As anyone living on BC’s coastal climate will tell you, we get a lot of rain. So it’s not surprising that rainwater management is extremely important in order to avoid flooding, increased erosion and high concentrations of pollutants in our waterways.

With those issues in mind, last semester students in our Urban Watershed Management course (SOIL 516) partnered with the District of North Vancouver to further understand the role of vegetation and landscape designs in issues of rainwater management and stream health.

The students used the Water Balance Model Express and GEOweb, interactive online tools that allow land owners to assess land cover on their property and see how rainwater will pass through the landscape. The students were able to view the practical impacts of different types of property design, including the effects of redevelopment, and create recommendations on how to minimize rainwater issues in future developments.

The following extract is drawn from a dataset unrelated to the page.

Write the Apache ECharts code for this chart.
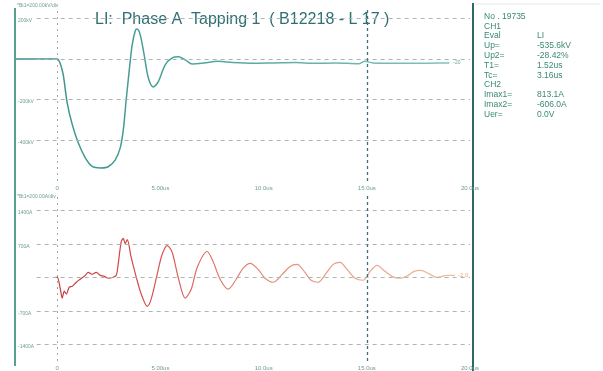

“There are some relatively simple solutions property owners can implement to prevent rainwater runoff and avoid issues of erosion and transport of contaminants, like increasing the amount of green spaces in and around properties to help water infiltrate back into the soil and subsurface,” says Julie Wilson, Academic Coordinator of the LFS Master of Land and Water Systems program.

Julie Wilson

Julie Wilson

She adds that additional research in North Vancouver and other Lower Mainland municipalities is necessary to increase awareness and knowledge of the impacts of rainwater management on property construction and redevelopment.

This project will run in future sessions of SOIL 516.